The organizers of the second annual giving tree program said they were not promoting religion or Christmas with the tree — they were trying to help needy students and spread holiday cheer.

"There's nothing religious about it," said Allison Hamik, a Bellview parent who helped organize the giving tree program. "We didn't put religious symbols on it."

Hamik said she has spoken with more than 100 Bellview parents who are upset by the decision to remove the tree.

"Why wouldn't a winter tree that's decorated with giving tags be allowed?" she asked. "Why is that offensive?"

Holiday trees, which are displayed in other public places in the city, such as at the Ashland Public Library and on the plaza, don't necessarily reflect Christianity, Hamik said.

"If you ask any Christmas-celebrating person, the tree isn't what denotes Christ or Christmas — it's part of a decoration," she said.

Zundel, who assumed her position at Bellview this year after the previous principal was laid off in a round of budget cuts, said she initially allowed the display to go up because she wanted to maintain tradition.

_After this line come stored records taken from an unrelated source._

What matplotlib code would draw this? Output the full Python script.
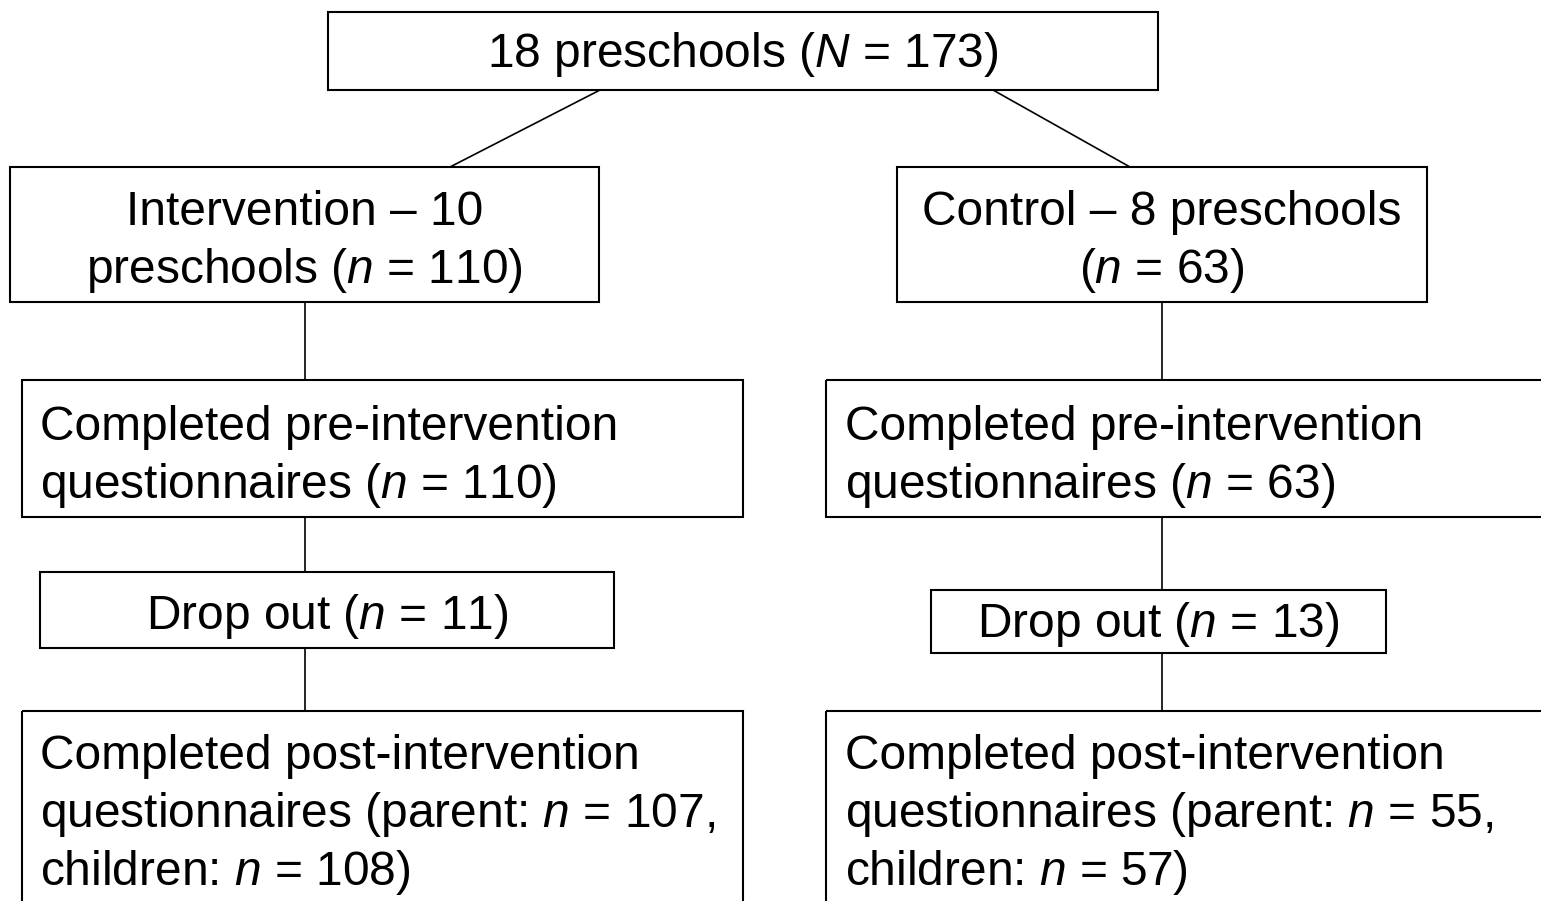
import matplotlib
matplotlib.use("Agg")
import matplotlib.pyplot as plt
from matplotlib.patches import Rectangle

plt.rcParams['font.family'] = ['Liberation Sans', 'DejaVu Sans']
plt.rcParams['mathtext.fontset'] = 'custom'
plt.rcParams['mathtext.rm'] = 'Liberation Sans'
plt.rcParams['mathtext.it'] = 'Liberation Sans:italic'

# ---- content ----
top_lines = ["18 preschools ($N$ = 173)"]
int_lines = ["Intervention – 10", "preschools ($n$ = 110)"]
ctl_lines = ["Control – 8 preschools", "($n$ = 63)"]
pre_int_lines = ["Completed pre-intervention", "questionnaires ($n$ = 110)"]
pre_ctl_lines = ["Completed pre-intervention", "questionnaires ($n$ = 63)"]
drop_int_lines = ["Drop out ($n$ = 11)"]
drop_ctl_lines = ["Drop out ($n$ = 13)"]
post_int_lines = ["Completed post-intervention",
                  "questionnaires (parent: $n$ = 107,",
                  "children: $n$ = 108)"]
post_ctl_lines = ["Completed post-intervention",
                  "questionnaires (parent: $n$ = 55,",
                  "children: $n$ = 57)"]

# ---- layout (pixel coordinates) ----
W, H = 1541, 901
FS = 34.5
LS = 58

fig = plt.figure(figsize=(W / 100, H / 100), dpi=100)
ax = fig.add_axes([0, 0, 1, 1])
ax.set_xlim(0, W)
ax.set_ylim(H, 0)
ax.axis('off')

def box(x0, y0, x1, y1, lines, first_base, align='center', tx=None):
    ax.add_patch(Rectangle((x0, y0), x1 - x0, y1 - y0, fill=False,
                           edgecolor='black', linewidth=1.5, clip_on=True))
    if tx is None:
        tx = (x0 + x1) / 2
    for i, s in enumerate(lines):
        ax.text(tx, first_base + i * LS, s, fontsize=FS, ha=align,
                va='baseline', color='black')

def line(x0, y0, x1, y1):
    ax.plot([x0, x1], [y0, y1], color='black', linewidth=1.2,
            solid_capstyle='butt')

box(328, 12, 1158, 90, top_lines, 67)
box(10, 167, 599, 302, int_lines, 225)
box(897, 167, 1427, 302, ctl_lines, 225)
box(22, 380, 743, 517, pre_int_lines, 440, align='left', tx=40)
box(826, 380, 1570, 517, pre_ctl_lines, 440, align='left', tx=845)
box(40, 572, 614, 648, drop_int_lines, 629)
box(931, 590, 1386, 653, drop_ctl_lines, 637)
box(22, 711, 743, 930, post_int_lines, 769, align='left', tx=40)
box(826, 711, 1570, 930, post_ctl_lines, 769, align='left', tx=845)

line(600, 90, 450, 167)
line(993, 90, 1130, 167)
line(305, 302, 305, 380)
line(1162, 302, 1162, 380)
line(305, 517, 305, 572)
line(1162, 517, 1162, 590)
line(305, 648, 305, 711)
line(1162, 653, 1162, 711)

fig.savefig("out.png", dpi=100, facecolor='white')
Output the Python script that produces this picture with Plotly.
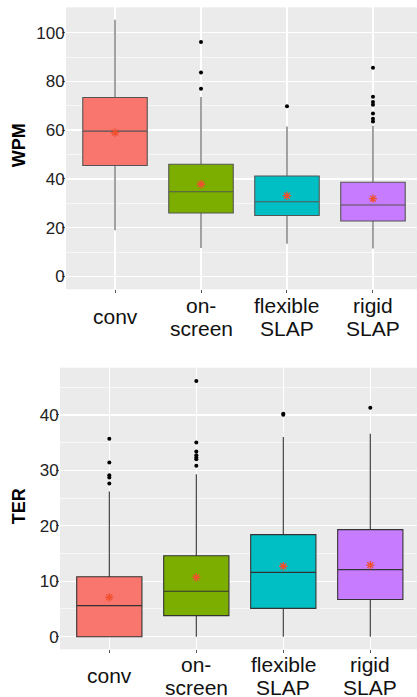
import plotly.graph_objects as go

# ---------------- data ----------------
categories = ["conv", "on-screen", "flexible SLAP", "rigid SLAP"]
tick_lines = [["conv"], ["on-", "screen"], ["flexible", "SLAP"], ["rigid", "SLAP"]]
fill_colors = ["#F8766D", "#7CAE00", "#00BFC4", "#C77CFF"]

# WPM panel
wpm_lower = [18.9, 11.6, 13.4, 11.4]
wpm_q1 = [45.5, 26.0, 25.0, 22.7]
wpm_median = [59.6, 34.7, 30.6, 29.3]
wpm_q3 = [73.4, 46.0, 41.2, 38.6]
wpm_upper = [105.3, 73.6, 61.5, 61.8]
wpm_mean = [59.0, 37.8, 33.1, 31.9]
wpm_outliers = [
    [],
    [96.2, 83.7, 77.0],
    [69.8],
    [85.6, 73.7, 71.5, 70.4, 66.8, 64.7, 63.5],
]
wpm_ticks = [0, 20, 40, 60, 80, 100]

# TER panel
ter_lower = [0.0, 0.0, 0.0, 0.0]
ter_q1 = [0.0, 3.8, 5.1, 6.7]
ter_median = [5.6, 8.2, 11.6, 12.1]
ter_q3 = [10.8, 14.6, 18.4, 19.3]
ter_upper = [26.2, 29.3, 36.0, 36.6]
ter_mean = [7.1, 10.7, 12.7, 12.9]
ter_outliers = [
    [35.7, 31.4, 29.1, 28.7, 27.6],
    [46.1, 35.0, 33.4, 32.7, 32.3, 32.0, 30.8],
    [40.2, 40.0],
    [41.3],
]
ter_ticks = [0, 10, 20, 30, 40]

# ---------------- figure ----------------
W, H = 417, 697
FONT = "Liberation Sans, Arial, Helvetica, sans-serif"
MEAN_COL = "#F0502D"
fig = go.Figure()


def add_panel(xa, ya, lower, q1, med, q3, upper, mean, outliers, line_col):
    for i, cat in enumerate(categories):
        fig.add_trace(go.Box(
            x=[cat], q1=[q1[i]], median=[med[i]], q3=[q3[i]],
            lowerfence=[lower[i]], upperfence=[upper[i]],
            fillcolor=fill_colors[i], line=dict(color=line_col, width=1.1),
            whiskerwidth=0, width=0.75, boxpoints=False,
            xaxis=xa, yaxis=ya, showlegend=False, hoverinfo="skip",
        ))
    ox, oy = [], []
    for i, cat in enumerate(categories):
        for v in outliers[i]:
            ox.append(cat)
            oy.append(v)
    fig.add_trace(go.Scatter(
        x=ox, y=oy, mode="markers", xaxis=xa, yaxis=ya,
        marker=dict(color="black", size=4), showlegend=False, hoverinfo="skip",
    ))
    fig.add_trace(go.Scatter(
        x=categories, y=mean, mode="markers", xaxis=xa, yaxis=ya,
        marker=dict(symbol="asterisk-open", size=7, color=MEAN_COL,
                    line=dict(color=MEAN_COL, width=1.3)),
        showlegend=False, hoverinfo="skip",
    ))


add_panel("x", "y", wpm_lower, wpm_q1, wpm_median, wpm_q3, wpm_upper,
          wpm_mean, wpm_outliers, "#555555")
add_panel("x2", "y2", ter_lower, ter_q1, ter_median, ter_q3, ter_upper,
          ter_mean, ter_outliers, "#333333")

xcommon = dict(type="category", categoryorder="array", categoryarray=categories,
               showticklabels=False, ticks="outside", ticklen=3,
               tickcolor="#555555", showgrid=True, gridcolor="white",
               gridwidth=1.3, zeroline=False, showline=False, fixedrange=True)
ycommon = dict(ticks="outside", ticklen=3, tickcolor="#555555",
               showgrid=True, gridcolor="white", gridwidth=1.3,
               zeroline=False, showline=False, ticklabelstandoff=-6,
               tickfont=dict(family=FONT, size=17, color="#222222"))

fig.update_layout(
    width=W, height=H,
    margin=dict(l=0, r=0, t=0, b=0),
    paper_bgcolor="white", plot_bgcolor="#EBEBEB",
    boxmode="overlay",
    xaxis=dict(domain=[66 / W, 1], range=[-0.570, 3.512], anchor="y", **xcommon),
    yaxis=dict(domain=[(H - 289.3) / H, (H - 7.3) / H], range=[-5.3, 110.4],
               anchor="x", tickvals=wpm_ticks,
               minor=dict(dtick=10, tick0=0, showgrid=True, gridcolor="white",
                          gridwidth=0.6, ticks=""),
               **ycommon),
    xaxis2=dict(domain=[60 / W, 1], range=[-0.567, 3.537], anchor="y2", **xcommon),
    yaxis2=dict(domain=[(H - 649.3) / H, (H - 367.7) / H], range=[-2.27, 48.5],
                anchor="x2", tickvals=ter_ticks,
                minor=dict(dtick=5, tick0=0, showgrid=True, gridcolor="white",
                           gridwidth=0.6, ticks=""),
                **ycommon),
)

annotations = []
LINE_H = 22.7
for xa, yd, center in (("x", "y domain", 27.5), ("x2", "y2 domain", 26.5)):
    for cat, lines in zip(categories, tick_lines):
        n = len(lines)
        for j, txt in enumerate(lines):
            off = center + (j - (n - 1) / 2) * LINE_H
            annotations.append(dict(
                x=cat, xref=xa, y=0, yref=yd, yanchor="middle", xanchor="center",
                yshift=-off, text=txt, showarrow=False,
                font=dict(family=FONT, size=21, color="#111111"),
            ))

annotations.append(dict(x=19.3 / W, xref="paper", y=(H - 145) / H, yref="paper",
                        text="<b>WPM</b>", textangle=-90, showarrow=False,
                        xanchor="center", yanchor="middle",
                        font=dict(family=FONT, size=18, color="black")))
annotations.append(dict(x=19.3 / W, xref="paper", y=(H - 506) / H, yref="paper",
                        text="<b>TER</b>", textangle=-90, showarrow=False,
                        xanchor="center", yanchor="middle",
                        font=dict(family=FONT, size=18, color="black")))
fig.update_layout(annotations=annotations)

fig.write_html(
    "out.html",
    config={"displayModeBar": False, "staticPlot": True},
    post_script="document.body.style.margin='0';document.body.style.overflow='hidden';",
)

But after hearing from the family who was offended by the display, she had a change of heart and decided to take it down. The family who complained did not respond to a request to be interviewed.

The district does not have a policy regarding holiday displays, Superintendent Juli Di Chiro said Thursday.

"We really do need to do that," she said. "It is very difficult for principals right now because it's on a case-by-case basis that they have to make these decisions."

Di Chiro plans to work with school administrators this spring to develop a district-wide policy on holiday décor, she said.

Although the giving tree was not specifically called a Christmas tree, Zundel felt that it was a religious symbol.

"An evergreen tree decorated with lights and ornaments, I think in our culture is the definition of a Christmas tree," she said. "When your family does not have a tree in the house, it becomes a religious symbol."

Under Zundel's new guidelines, wreaths, candles, candy canes, snowflakes and snowmen — such as those that replaced the giving tree — are designated as religiously neutral and are acceptable for holiday displays.

In classrooms, teachers can use religious symbols to accompany lessons but cannot ask students to participate in a religious activity or display religious symbols permanently, Zundel said.

Di Chiro said that although both sides of the debate over the tree have made good points that will be considered when district officials create a new policy, she was disappointed that the giving project had become divisive at the school.

"I'm sorry that something that started out as a wonderful thing at Bellview, where families were trying to reach out to other families in need, had to become controversial," she said. "This is not our intent at this time of year."